Restano padri anziani e orfani a testimoniare la carneficina per un nuovo inizio, forse fino a un nuovo massacro, quando le generazioni nate si saranno dimenticate cosa vuol dire una guerra, non avendola mai vissuta.

Spenti anche i copiosi applausi sulla prima, della parte musicale risuona internamente un eco lungo fatto di parti corali rese con particolare cura, non solo il coro finale del “Piange, Prega!” ma anche il coro che inneggia alla guerra “Guerra Guerra!” e quello sommesso e declamato che si intercala al famoso “Casta Diva” ponendosi come prolungamento sommesso della melodia, come un vento che spande il sentimento di Norma su tutto il popolo e da lì, al pubblico. Per quanto splendida sia di per sé l’aria, eseguita spesso dalle cantanti in forma di concerto, è ascoltata insieme al coro che la sua bellezza viene amplificata e arriva al culmine elevando l’anima dell’ascoltatore o ascoltatrice a uno stato superiore di coscienza.

Bellini ci ha consegnato la sua musica drammatica e insieme vitalistica, le sue lunghe melodie, Romani con i versi del libretto ha fornito parole come pretesti all’innesco delle emozioni che il compositore desiderava far sprigionare nei diversi momenti del dramma. La partitura è stata attualizzata e resa viva in questo allestimento grazie a competenze di altissimo livello del cast tecnico e artistico, che tutte insieme hanno contribuito a uno spettacolo davvero riuscito e prezioso esempio di come si può mettere in scena un’opera che colpisca anche l’imaginario dei più giovani usando tecniche teatrali di nuova concezione, senza al contempo snaturare la tradizione operistica.
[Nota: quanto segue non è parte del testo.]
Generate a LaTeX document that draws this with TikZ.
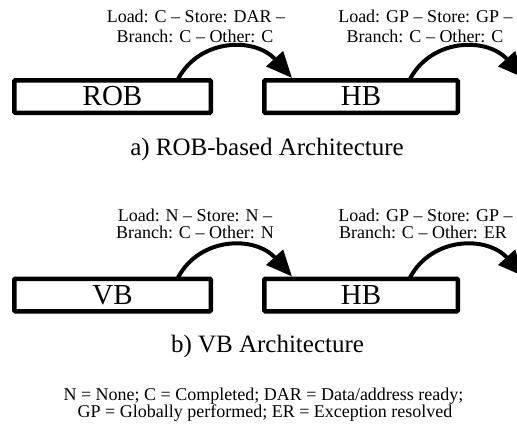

Allestimento da verdere! Sembra anche che, dopo il necessario rodaggio, siano state risolte alcune criticità organizzative rispetto all’ubicazione degli incontri di presentazione dell’opera nell’ingresso, l’acustica è sembrata questa volta molto buona, non so se per accorgimenti adottati o per merito degli ottimi cantanti; risolti anche problemi legati agli spostamenti del pubblico: prorogati gli orari del bus 28 per consentire il ritorno del pubblico e anche i taxi sono arrivati in buon numero per il deflusso. Il Comunale Nouveau sta decollando pienamente!